» SOURCE MATERIAL:
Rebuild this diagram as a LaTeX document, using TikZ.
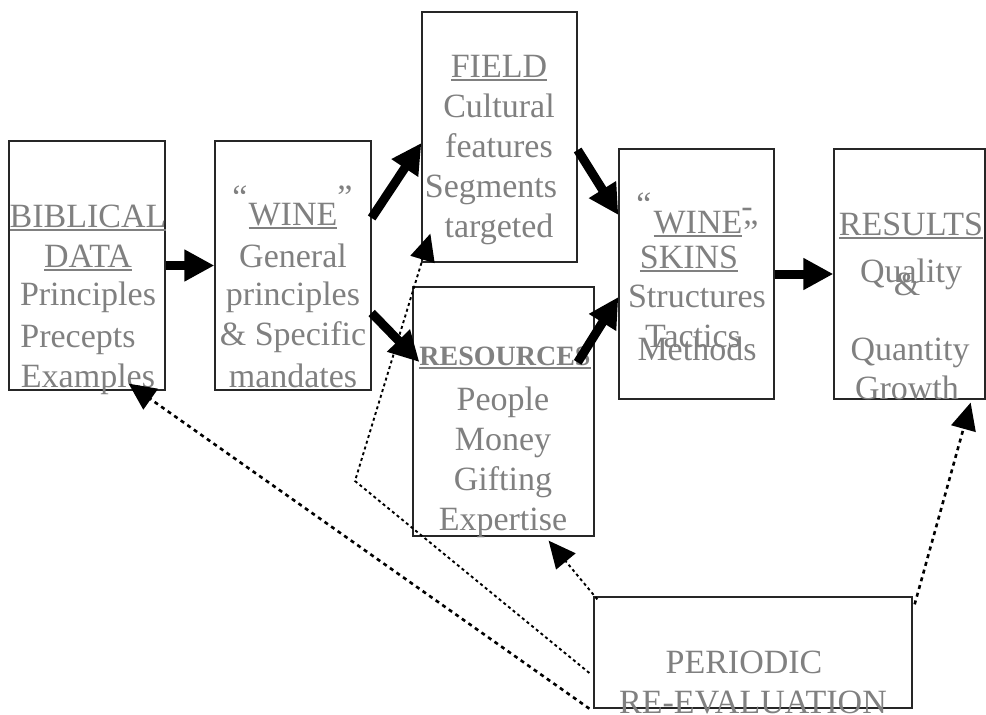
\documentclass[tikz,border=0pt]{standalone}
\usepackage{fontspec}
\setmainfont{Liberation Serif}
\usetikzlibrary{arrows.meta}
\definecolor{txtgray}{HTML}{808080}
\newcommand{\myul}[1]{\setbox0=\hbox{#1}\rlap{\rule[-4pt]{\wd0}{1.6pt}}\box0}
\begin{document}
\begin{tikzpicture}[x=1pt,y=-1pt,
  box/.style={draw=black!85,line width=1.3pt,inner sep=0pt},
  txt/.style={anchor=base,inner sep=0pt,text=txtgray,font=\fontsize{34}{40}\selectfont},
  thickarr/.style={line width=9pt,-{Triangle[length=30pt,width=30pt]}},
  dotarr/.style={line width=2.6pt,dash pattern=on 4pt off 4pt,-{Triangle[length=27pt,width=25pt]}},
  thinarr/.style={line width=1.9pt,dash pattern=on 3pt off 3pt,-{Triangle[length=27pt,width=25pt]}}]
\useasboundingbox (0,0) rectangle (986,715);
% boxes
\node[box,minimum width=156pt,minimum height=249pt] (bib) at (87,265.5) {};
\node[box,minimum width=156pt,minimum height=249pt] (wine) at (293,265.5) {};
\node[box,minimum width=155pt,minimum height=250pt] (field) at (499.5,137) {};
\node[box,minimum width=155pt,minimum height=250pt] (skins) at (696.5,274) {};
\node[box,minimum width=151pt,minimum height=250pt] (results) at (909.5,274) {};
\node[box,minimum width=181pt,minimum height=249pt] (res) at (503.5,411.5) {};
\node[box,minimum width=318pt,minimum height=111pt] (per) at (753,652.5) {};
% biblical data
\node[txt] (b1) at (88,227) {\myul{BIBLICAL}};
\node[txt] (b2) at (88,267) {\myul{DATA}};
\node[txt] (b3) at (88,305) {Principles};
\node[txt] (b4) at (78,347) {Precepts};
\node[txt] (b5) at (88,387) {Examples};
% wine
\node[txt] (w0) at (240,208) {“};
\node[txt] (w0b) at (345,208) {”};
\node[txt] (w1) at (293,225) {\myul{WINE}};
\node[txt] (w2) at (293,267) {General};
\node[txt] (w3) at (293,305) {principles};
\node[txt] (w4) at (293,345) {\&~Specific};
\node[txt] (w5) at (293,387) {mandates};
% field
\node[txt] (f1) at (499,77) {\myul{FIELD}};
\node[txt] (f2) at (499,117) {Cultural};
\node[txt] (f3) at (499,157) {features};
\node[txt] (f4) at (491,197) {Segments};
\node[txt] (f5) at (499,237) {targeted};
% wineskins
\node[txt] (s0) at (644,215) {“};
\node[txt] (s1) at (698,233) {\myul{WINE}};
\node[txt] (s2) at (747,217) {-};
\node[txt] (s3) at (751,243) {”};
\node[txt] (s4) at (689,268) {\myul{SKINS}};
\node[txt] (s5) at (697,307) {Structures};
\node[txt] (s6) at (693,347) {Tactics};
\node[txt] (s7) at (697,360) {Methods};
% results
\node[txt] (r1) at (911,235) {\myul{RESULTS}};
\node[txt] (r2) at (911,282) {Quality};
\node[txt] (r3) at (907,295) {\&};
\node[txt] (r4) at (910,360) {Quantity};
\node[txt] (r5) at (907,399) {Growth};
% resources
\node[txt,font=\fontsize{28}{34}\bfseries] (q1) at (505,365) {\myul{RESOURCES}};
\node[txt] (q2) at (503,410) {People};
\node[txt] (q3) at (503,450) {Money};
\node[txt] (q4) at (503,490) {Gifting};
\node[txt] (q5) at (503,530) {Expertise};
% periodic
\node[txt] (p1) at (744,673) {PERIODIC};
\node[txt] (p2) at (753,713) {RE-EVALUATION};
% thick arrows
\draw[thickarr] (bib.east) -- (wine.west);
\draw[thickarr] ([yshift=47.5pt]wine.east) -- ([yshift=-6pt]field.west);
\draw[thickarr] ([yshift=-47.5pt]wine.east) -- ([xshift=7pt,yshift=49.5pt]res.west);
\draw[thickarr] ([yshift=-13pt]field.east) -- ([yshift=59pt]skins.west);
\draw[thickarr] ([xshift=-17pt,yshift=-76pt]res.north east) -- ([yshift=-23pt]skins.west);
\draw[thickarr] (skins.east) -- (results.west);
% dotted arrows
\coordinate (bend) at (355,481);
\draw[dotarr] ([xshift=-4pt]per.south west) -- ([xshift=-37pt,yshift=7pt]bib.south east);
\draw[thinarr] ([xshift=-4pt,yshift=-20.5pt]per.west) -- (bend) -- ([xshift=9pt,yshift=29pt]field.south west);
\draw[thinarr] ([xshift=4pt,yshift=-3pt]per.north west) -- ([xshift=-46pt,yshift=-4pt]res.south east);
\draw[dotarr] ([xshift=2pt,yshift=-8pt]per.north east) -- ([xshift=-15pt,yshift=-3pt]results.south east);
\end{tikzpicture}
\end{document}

» TO DO: Quote the full listing above word for word; exclude every picture from the copy.

» RESULT:
Rebuild this diagram as a LaTeX document, using TikZ.
\documentclass[tikz,border=0pt]{standalone}
\usepackage{fontspec}
\setmainfont{Liberation Serif}
\usetikzlibrary{arrows.meta}
\definecolor{txtgray}{HTML}{808080}
\newcommand{\myul}[1]{\setbox0=\hbox{#1}\rlap{\rule[-4pt]{\wd0}{1.6pt}}\box0}
\begin{document}
\begin{tikzpicture}[x=1pt,y=-1pt,
  box/.style={draw=black!85,line width=1.3pt,inner sep=0pt},
  txt/.style={anchor=base,inner sep=0pt,text=txtgray,font=\fontsize{34}{40}\selectfont},
  thickarr/.style={line width=9pt,-{Triangle[length=30pt,width=30pt]}},
  dotarr/.style={line width=2.6pt,dash pattern=on 4pt off 4pt,-{Triangle[length=27pt,width=25pt]}},
  thinarr/.style={line width=1.9pt,dash pattern=on 3pt off 3pt,-{Triangle[length=27pt,width=25pt]}}]
\useasboundingbox (0,0) rectangle (986,715);
% boxes
\node[box,minimum width=156pt,minimum height=249pt] (bib) at (87,265.5) {};
\node[box,minimum width=156pt,minimum height=249pt] (wine) at (293,265.5) {};
\node[box,minimum width=155pt,minimum height=250pt] (field) at (499.5,137) {};
\node[box,minimum width=155pt,minimum height=250pt] (skins) at (696.5,274) {};
\node[box,minimum width=151pt,minimum height=250pt] (results) at (909.5,274) {};
\node[box,minimum width=181pt,minimum height=249pt] (res) at (503.5,411.5) {};
\node[box,minimum width=318pt,minimum height=111pt] (per) at (753,652.5) {};
% biblical data
\node[txt] (b1) at (88,227) {\myul{BIBLICAL}};
\node[txt] (b2) at (88,267) {\myul{DATA}};
\node[txt] (b3) at (88,305) {Principles};
\node[txt] (b4) at (78,347) {Precepts};
\node[txt] (b5) at (88,387) {Examples};
% wine
\node[txt] (w0) at (240,208) {“};
\node[txt] (w0b) at (345,208) {”};
\node[txt] (w1) at (293,225) {\myul{WINE}};
\node[txt] (w2) at (293,267) {General};
\node[txt] (w3) at (293,305) {principles};
\node[txt] (w4) at (293,345) {\&~Specific};
\node[txt] (w5) at (293,387) {mandates};
% field
\node[txt] (f1) at (499,77) {\myul{FIELD}};
\node[txt] (f2) at (499,117) {Cultural};
\node[txt] (f3) at (499,157) {features};
\node[txt] (f4) at (491,197) {Segments};
\node[txt] (f5) at (499,237) {targeted};
% wineskins
\node[txt] (s0) at (644,215) {“};
\node[txt] (s1) at (698,233) {\myul{WINE}};
\node[txt] (s2) at (747,217) {-};
\node[txt] (s3) at (751,243) {”};
\node[txt] (s4) at (689,268) {\myul{SKINS}};
\node[txt] (s5) at (697,307) {Structures};
\node[txt] (s6) at (693,347) {Tactics};
\node[txt] (s7) at (697,360) {Methods};
% results
\node[txt] (r1) at (911,235) {\myul{RESULTS}};
\node[txt] (r2) at (911,282) {Quality};
\node[txt] (r3) at (907,295) {\&};
\node[txt] (r4) at (910,360) {Quantity};
\node[txt] (r5) at (907,399) {Growth};
% resources
\node[txt,font=\fontsize{28}{34}\bfseries] (q1) at (505,365) {\myul{RESOURCES}};
\node[txt] (q2) at (503,410) {People};
\node[txt] (q3) at (503,450) {Money};
\node[txt] (q4) at (503,490) {Gifting};
\node[txt] (q5) at (503,530) {Expertise};
% periodic
\node[txt] (p1) at (744,673) {PERIODIC};
\node[txt] (p2) at (753,713) {RE-EVALUATION};
% thick arrows
\draw[thickarr] (bib.east) -- (wine.west);
\draw[thickarr] ([yshift=47.5pt]wine.east) -- ([yshift=-6pt]field.west);
\draw[thickarr] ([yshift=-47.5pt]wine.east) -- ([xshift=7pt,yshift=49.5pt]res.west);
\draw[thickarr] ([yshift=-13pt]field.east) -- ([yshift=59pt]skins.west);
\draw[thickarr] ([xshift=-17pt,yshift=-76pt]res.north east) -- ([yshift=-23pt]skins.west);
\draw[thickarr] (skins.east) -- (results.west);
% dotted arrows
\coordinate (bend) at (355,481);
\draw[dotarr] ([xshift=-4pt]per.south west) -- ([xshift=-37pt,yshift=7pt]bib.south east);
\draw[thinarr] ([xshift=-4pt,yshift=-20.5pt]per.west) -- (bend) -- ([xshift=9pt,yshift=29pt]field.south west);
\draw[thinarr] ([xshift=4pt,yshift=-3pt]per.north west) -- ([xshift=-46pt,yshift=-4pt]res.south east);
\draw[dotarr] ([xshift=2pt,yshift=-8pt]per.north east) -- ([xshift=-15pt,yshift=-3pt]results.south east);
\end{tikzpicture}
\end{document}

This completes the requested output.